▶ **Given instruction**
Find and copy lines holding "chart".

▶ **Supplied data**
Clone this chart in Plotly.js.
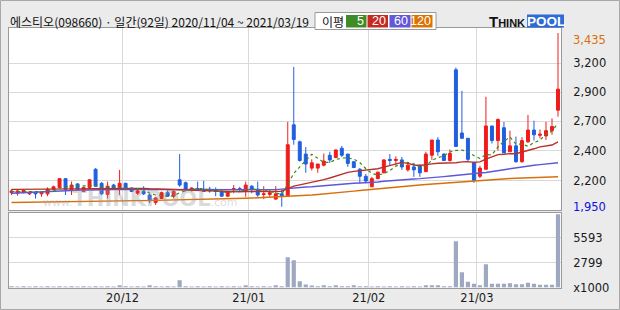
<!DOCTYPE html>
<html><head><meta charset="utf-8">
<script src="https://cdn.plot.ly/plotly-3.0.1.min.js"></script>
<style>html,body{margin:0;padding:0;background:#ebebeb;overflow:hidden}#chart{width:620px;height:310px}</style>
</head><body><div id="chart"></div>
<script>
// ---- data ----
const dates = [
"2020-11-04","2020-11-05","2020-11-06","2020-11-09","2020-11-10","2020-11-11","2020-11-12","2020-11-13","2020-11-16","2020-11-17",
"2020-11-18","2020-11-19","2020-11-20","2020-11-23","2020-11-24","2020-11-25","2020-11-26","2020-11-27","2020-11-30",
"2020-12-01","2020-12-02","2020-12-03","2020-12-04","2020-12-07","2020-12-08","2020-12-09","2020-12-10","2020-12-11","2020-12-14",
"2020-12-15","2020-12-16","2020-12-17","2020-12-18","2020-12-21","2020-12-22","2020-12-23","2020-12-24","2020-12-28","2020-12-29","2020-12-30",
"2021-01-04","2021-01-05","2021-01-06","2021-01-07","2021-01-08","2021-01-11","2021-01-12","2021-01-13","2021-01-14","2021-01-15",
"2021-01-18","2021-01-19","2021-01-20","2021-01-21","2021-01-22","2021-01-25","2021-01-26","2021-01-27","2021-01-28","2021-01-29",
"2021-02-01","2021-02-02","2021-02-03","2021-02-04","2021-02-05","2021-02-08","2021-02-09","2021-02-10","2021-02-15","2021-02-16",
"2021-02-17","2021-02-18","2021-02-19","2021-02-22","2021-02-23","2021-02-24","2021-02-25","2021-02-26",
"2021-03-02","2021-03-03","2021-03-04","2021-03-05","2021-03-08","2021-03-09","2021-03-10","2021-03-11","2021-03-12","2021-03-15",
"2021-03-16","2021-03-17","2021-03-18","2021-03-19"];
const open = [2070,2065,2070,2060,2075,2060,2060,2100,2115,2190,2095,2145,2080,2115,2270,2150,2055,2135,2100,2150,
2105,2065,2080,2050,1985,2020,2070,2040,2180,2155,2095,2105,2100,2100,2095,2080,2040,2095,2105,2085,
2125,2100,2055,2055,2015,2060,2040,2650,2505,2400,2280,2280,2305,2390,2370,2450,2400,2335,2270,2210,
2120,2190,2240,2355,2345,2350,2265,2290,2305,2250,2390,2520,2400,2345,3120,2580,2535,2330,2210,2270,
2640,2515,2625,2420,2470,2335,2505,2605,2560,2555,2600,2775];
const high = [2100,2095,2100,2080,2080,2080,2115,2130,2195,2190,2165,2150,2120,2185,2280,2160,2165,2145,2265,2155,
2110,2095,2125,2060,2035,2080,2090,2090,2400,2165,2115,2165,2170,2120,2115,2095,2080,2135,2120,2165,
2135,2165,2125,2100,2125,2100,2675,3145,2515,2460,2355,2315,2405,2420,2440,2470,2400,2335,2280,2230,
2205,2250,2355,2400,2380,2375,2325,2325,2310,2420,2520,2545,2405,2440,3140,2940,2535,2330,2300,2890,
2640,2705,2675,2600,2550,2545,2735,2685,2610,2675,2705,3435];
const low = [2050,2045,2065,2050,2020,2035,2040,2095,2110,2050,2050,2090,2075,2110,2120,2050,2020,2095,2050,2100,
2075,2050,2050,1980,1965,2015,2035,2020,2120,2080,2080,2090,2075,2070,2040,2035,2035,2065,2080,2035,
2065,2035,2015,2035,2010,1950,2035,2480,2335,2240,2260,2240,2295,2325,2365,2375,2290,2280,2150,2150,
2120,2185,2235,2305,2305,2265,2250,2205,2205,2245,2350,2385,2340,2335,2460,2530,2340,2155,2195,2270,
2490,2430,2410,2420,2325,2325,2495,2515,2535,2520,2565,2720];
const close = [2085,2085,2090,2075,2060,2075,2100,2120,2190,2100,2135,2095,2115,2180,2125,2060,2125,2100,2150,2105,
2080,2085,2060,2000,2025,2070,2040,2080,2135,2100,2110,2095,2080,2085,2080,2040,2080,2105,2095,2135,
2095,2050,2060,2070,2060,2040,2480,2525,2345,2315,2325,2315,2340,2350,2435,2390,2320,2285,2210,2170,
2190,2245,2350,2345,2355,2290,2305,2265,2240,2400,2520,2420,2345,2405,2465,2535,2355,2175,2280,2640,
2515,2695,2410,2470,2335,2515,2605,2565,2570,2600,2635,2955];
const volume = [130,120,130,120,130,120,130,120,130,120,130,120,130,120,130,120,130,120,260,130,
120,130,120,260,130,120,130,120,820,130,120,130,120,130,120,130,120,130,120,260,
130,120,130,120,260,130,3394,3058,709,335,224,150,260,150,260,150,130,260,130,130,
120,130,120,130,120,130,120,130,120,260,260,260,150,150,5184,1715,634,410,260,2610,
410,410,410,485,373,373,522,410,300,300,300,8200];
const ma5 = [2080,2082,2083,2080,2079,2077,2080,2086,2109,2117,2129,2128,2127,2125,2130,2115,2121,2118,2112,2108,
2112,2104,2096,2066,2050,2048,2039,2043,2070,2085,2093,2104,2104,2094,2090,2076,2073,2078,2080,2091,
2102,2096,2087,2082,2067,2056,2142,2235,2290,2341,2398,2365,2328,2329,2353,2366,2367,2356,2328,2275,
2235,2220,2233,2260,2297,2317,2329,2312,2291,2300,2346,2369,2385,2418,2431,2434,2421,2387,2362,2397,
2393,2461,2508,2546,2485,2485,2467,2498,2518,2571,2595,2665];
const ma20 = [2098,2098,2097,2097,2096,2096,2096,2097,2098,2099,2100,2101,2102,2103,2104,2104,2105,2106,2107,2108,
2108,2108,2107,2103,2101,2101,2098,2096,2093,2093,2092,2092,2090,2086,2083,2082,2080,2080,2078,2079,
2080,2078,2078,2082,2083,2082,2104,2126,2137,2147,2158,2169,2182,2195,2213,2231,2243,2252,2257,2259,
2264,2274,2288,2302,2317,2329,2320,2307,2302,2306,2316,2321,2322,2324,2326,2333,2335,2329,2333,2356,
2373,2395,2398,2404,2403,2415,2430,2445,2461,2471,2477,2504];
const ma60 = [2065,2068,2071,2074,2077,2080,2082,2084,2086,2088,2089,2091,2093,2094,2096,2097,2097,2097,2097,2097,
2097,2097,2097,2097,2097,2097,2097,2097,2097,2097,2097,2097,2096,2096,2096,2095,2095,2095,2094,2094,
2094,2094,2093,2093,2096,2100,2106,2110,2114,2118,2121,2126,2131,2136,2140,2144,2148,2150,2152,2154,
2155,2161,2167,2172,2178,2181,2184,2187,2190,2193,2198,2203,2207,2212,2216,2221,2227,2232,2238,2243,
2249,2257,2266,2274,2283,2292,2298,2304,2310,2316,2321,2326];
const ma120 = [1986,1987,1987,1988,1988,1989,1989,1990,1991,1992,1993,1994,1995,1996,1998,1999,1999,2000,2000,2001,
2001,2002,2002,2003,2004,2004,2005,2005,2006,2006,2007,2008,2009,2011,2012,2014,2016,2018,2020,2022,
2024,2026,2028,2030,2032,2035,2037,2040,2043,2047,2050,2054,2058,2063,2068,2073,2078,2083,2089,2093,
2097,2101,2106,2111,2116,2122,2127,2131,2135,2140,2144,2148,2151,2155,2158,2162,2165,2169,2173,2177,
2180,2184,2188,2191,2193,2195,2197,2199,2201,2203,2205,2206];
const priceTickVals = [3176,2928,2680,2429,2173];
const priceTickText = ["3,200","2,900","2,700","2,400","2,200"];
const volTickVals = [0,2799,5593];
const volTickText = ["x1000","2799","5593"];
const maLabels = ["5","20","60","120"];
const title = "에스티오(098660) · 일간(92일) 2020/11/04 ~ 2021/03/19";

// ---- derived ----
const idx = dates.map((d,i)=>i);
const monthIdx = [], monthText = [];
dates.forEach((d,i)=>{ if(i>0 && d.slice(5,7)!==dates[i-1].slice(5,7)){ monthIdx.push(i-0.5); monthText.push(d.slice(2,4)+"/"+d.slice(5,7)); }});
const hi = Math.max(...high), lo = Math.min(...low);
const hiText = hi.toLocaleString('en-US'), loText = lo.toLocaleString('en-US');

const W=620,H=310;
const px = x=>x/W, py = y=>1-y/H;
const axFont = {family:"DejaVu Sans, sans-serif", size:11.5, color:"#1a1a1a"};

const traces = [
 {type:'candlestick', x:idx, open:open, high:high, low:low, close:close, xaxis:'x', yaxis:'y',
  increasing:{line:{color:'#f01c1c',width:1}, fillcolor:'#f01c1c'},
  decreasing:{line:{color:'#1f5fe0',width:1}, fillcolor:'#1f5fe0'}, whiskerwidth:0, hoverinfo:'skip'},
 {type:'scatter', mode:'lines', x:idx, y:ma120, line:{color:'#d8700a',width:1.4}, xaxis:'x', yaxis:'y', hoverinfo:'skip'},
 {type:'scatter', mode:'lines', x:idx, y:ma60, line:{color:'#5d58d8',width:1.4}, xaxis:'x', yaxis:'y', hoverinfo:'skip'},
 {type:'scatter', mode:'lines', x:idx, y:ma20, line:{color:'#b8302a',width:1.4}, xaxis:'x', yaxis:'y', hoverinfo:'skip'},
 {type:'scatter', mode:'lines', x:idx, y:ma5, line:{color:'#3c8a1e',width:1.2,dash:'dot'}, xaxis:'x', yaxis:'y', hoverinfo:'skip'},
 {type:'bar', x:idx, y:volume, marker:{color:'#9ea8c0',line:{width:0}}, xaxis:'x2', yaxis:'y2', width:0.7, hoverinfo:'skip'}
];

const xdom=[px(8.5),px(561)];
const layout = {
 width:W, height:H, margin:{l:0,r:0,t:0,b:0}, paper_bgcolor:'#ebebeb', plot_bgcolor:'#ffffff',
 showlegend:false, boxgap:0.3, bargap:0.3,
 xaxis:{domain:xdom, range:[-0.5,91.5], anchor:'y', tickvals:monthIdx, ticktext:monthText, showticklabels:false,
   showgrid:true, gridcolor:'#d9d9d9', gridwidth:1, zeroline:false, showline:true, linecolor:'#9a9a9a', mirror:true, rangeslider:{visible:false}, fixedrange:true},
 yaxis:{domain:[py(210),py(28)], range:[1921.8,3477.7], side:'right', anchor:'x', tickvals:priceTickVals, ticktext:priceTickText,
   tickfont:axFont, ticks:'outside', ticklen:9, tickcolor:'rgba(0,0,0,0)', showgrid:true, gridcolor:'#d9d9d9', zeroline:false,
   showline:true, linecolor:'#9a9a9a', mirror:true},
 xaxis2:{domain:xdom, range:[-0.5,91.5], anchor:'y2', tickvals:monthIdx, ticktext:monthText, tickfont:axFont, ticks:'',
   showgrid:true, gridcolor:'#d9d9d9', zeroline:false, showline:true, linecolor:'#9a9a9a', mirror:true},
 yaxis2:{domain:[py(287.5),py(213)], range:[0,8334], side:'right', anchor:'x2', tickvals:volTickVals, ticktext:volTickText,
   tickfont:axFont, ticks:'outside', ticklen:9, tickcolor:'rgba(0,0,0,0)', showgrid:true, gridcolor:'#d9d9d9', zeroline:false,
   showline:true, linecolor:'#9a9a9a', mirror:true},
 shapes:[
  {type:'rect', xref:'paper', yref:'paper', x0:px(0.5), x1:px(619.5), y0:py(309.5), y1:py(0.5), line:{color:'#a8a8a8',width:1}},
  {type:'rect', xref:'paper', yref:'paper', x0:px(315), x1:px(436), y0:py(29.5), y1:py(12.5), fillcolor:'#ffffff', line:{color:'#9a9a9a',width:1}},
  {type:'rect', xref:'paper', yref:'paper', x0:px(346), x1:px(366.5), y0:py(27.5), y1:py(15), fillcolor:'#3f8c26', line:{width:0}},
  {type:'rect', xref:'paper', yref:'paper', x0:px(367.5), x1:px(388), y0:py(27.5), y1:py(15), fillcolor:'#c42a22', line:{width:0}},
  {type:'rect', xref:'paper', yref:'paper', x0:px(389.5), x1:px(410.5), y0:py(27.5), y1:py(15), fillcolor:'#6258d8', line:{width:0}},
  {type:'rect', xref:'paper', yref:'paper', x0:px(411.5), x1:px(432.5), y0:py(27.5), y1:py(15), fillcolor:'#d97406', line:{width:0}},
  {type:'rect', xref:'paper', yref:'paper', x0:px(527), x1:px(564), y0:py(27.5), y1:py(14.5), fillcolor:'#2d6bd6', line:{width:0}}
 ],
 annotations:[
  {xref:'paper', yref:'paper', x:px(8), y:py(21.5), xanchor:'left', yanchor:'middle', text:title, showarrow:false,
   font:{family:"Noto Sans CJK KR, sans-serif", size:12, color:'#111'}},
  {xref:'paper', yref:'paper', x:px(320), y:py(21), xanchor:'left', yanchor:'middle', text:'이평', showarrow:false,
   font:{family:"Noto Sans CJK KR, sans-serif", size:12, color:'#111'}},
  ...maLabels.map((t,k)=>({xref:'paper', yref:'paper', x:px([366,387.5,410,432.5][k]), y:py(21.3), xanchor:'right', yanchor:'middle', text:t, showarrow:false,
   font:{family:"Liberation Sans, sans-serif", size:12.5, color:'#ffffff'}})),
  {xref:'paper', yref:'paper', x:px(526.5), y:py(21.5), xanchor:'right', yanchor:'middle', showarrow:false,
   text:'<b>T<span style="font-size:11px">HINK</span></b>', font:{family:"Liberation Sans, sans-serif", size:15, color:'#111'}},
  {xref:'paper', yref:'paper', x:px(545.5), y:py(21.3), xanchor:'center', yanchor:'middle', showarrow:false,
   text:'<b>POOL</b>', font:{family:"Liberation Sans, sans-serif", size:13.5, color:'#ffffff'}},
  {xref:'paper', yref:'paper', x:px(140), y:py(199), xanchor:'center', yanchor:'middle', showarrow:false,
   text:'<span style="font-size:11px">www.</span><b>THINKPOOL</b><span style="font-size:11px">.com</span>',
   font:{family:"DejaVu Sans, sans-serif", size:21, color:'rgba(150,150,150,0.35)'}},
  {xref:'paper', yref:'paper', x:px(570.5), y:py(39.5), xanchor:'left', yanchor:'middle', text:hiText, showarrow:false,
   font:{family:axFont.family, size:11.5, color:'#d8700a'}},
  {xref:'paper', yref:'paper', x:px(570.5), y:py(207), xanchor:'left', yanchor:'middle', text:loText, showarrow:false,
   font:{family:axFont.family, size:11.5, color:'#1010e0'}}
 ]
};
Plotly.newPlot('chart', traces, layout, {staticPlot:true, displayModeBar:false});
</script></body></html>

▶ **Solved exercise**
Clone this chart in Plotly.js.
<style>html,body{margin:0;padding:0;background:#ebebeb;overflow:hidden}#chart{width:620px;height:310px}</style>
</head><body><div id="chart"></div>
Plotly.newPlot('chart', traces, layout, {staticPlot:true, displayModeBar:false});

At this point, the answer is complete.